Diligence is not about becoming an analyst; it is about refusing to skip the boring parts. These twelve checks take under an hour with the right tools, and every one maps to a page on SteadyShares.

  1. 1

    Explain the business in one sentence

    Who pays, for what, and why they will keep paying. If the sentence needs three commas, keep reading before you buy.

  2. 2

    Five years of revenue, not one

    Direction beats level. A single great year is a story; five rising years is a pattern. Check the statements tab, annual view.

  3. 3

    Margins: level and direction

    Gross margin says pricing power; operating margin says discipline. Falling margins with rising revenue means growth is being bought, not earned.

  4. 4

    Real profit and real cash

    Net income can be styled; operating cash flow is harder to fake.
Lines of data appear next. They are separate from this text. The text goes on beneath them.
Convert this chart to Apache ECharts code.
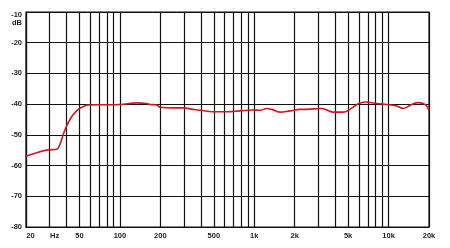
<!DOCTYPE html>
<html>
<head>
<meta charset="utf-8">
<script src="https://cdn.jsdelivr.net/npm/echarts@6/dist/echarts.min.js"></script>
<style>
html,body{margin:0;padding:0;background:#fff;}
#c{width:450px;height:248px;}
</style>
</head>
<body>
<div id="c"></div>
<script>
// Frequency (Hz) of each curve point
var freqs = [20, 24, 29.3, 33.9, 35.8, 37.9, 40.2, 42.5, 45, 49, 53.4, 58.2, 75, 100, 133, 158, 168, 188, 199, 249, 295, 350, 395, 526, 624, 784, 979, 1104, 1239, 1350, 1556, 1846, 2192, 2458, 3178, 3879, 4604, 5164, 5952, 6678, 8158, 9689, 11500, 12876, 14870, 16650, 18680, 20000];
// Level (dB) at each frequency
var levels = [-57.0, -55.8, -54.9, -54.7, -53.1, -49.8, -47.1, -45.0, -43.4, -41.7, -40.8, -40.3, -40.2, -40.1, -39.6, -39.8, -40.1, -40.3, -41.0, -41.2, -41.2, -41.7, -42.0, -42.5, -42.5, -42.2, -41.9, -42.0, -41.4, -41.7, -42.6, -42.2, -41.7, -41.7, -41.4, -42.6, -42.6, -41.7, -39.9, -39.3, -39.8, -40.1, -40.6, -41.4, -40.1, -39.5, -40.1, -42.0];
// Vertical grid line frequencies
var gridFreqs = [20, 30, 40, 50, 60, 70, 80, 90, 100, 200, 300, 400, 500, 600, 700, 800, 900, 1000, 2000, 3000, 4000, 5000, 6000, 7000, 8000, 9000, 10000, 20000];
// X tick labels
var labelFreqs = [20, 30, 50, 100, 200, 500, 1000, 2000, 5000, 10000, 20000];
var labelTexts = ['20', 'Hz', '50', '100', '200', '500', '1k', '2k', '5k', '10k', '20k'];
// Y ticks
var yMin = -80, yMax = -10, yStep = 10;
var yUnit = 'dB';

var lg = function (f) { return Math.log10(f); };
var data = freqs.map(function (f, i) { return [lg(f), levels[i]]; });

var font = 'Liberation Sans, Arial, sans-serif';
var chart = echarts.init(document.getElementById('c'), null, {renderer: 'canvas'});
chart.setOption({
  animation: false,
  backgroundColor: '#fff',
  grid: {left: 26, right: 21, top: 12, bottom: 21, show: true, borderColor: '#111', borderWidth: 1.2},
  xAxis: {
    type: 'value',
    min: lg(20), max: lg(20000),
    axisLine: {show: true, lineStyle: {color: '#111', width: 1.2}},
    axisTick: {show: false, customValues: gridFreqs.map(lg)},
    splitLine: {show: true, lineStyle: {color: '#111', width: 1.2}},
    axisLabel: {
      customValues: labelFreqs.map(lg),
      margin: 5,
      fontFamily: font, fontSize: 7.5, fontWeight: 'bold', color: '#222',
      formatter: function (v) {
        var best = 0, d = 1e9;
        for (var i = 0; i < labelFreqs.length; i++) {
          var dd = Math.abs(lg(labelFreqs[i]) - v);
          if (dd < d) { d = dd; best = i; }
        }
        if (best === 0) return '{l|' + labelTexts[0] + '}';
        if (best === 1) return '{h|' + labelTexts[1] + '}';
        return labelTexts[best];
      },
      rich: {
        l: {fontFamily: font, fontSize: 7.5, fontWeight: 'bold', color: '#222', padding: [0, 0, 0, 9]},
        h: {fontFamily: font, fontSize: 7.5, fontWeight: 'bold', color: '#222', padding: [0, 0, 0, 10]}
      }
    }
  },
  yAxis: {
    type: 'value',
    min: yMin, max: yMax, interval: yStep,
    axisLine: {show: true, lineStyle: {color: '#111', width: 1.2}},
    axisTick: {show: false},
    splitLine: {show: true, lineStyle: {color: '#111', width: 1.2}},
    axisLabel: {
      margin: 4,
      fontFamily: font, fontSize: 7.5, fontWeight: 'bold', color: '#222',
      formatter: function (v) {
        if (v === yMax) return '{a|' + v + '}\n{b|' + yUnit + '}';
        return String(v);
      },
      rich: {
        a: {fontFamily: font, fontSize: 7.5, fontWeight: 'bold', color: '#222', padding: [14, 0, 0, 0], align: 'right'},
        b: {fontFamily: font, fontSize: 7.5, fontWeight: 'bold', color: '#222', height: 9, align: 'right'}
      }
    }
  },
  series: [{
    type: 'line',
    data: data,
    showSymbol: false,
    smooth: 0.4,
    lineStyle: {color: '#d4161e', width: 1.6},
    z: 5
  }]
});
</script>
</body>
</html>
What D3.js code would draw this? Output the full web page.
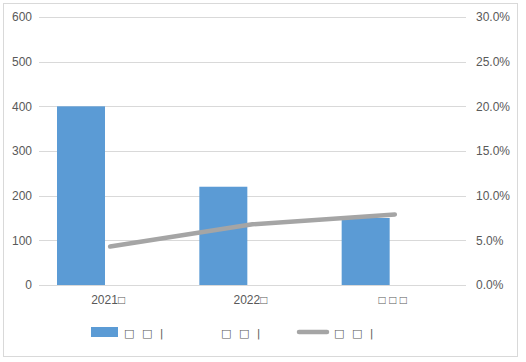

If profits never become cash, the profits are a rumour.

  5. 5

    The balance sheet can survive a bad year

    Debt against equity, and interest cover. Great businesses with too much debt become bad stocks at the worst moment.

  6. 6

    Returns on capital above 10%

    ROE (and better, ROIC) above roughly 10% sustained over years is the signature of a business worth owning. Beware ROE inflated by debt or buybacks: check equity is not shrinking to nothing.

  7. 7

    A moat you can name

    Brand, switching costs, network effects, scale, or cost advantage. Name which one, or accept you own a commodity that competes on price alone.

  8. 8

    Valuation against its own history and its peers

    P/E, forward P/E and PEG against the sector and the company's own five-year range. Cheap against a broken past is a trap; expensive against everything needs a reason.

  9. 9

    A margin of safety against a sober fair value

    Estimate fair value with conservative growth, then demand a discount. The discount is your protection against your own optimism.

  10. 10

    Who else is buying

    13F filings show what serious funds hold; congressional disclosures show what politicians bought. Neither proves anything, but conviction from people with research budgets is worth a look.

  11. 11

    Dilution and insider selling

    A rising share count quietly taxes your ownership every year. Heavy, sustained insider selling is not automatically bad, but it is a question that deserves an answer.

  12. 12

    Write the bear case before you buy

    One paragraph: the most plausible way this loses money. If you cannot write it, you have not looked hard enough. If it scares you, size the position smaller.

Educational information, not financial advice. Figures current as of July 2026 where dated; allowances and rates change, so check the source before acting.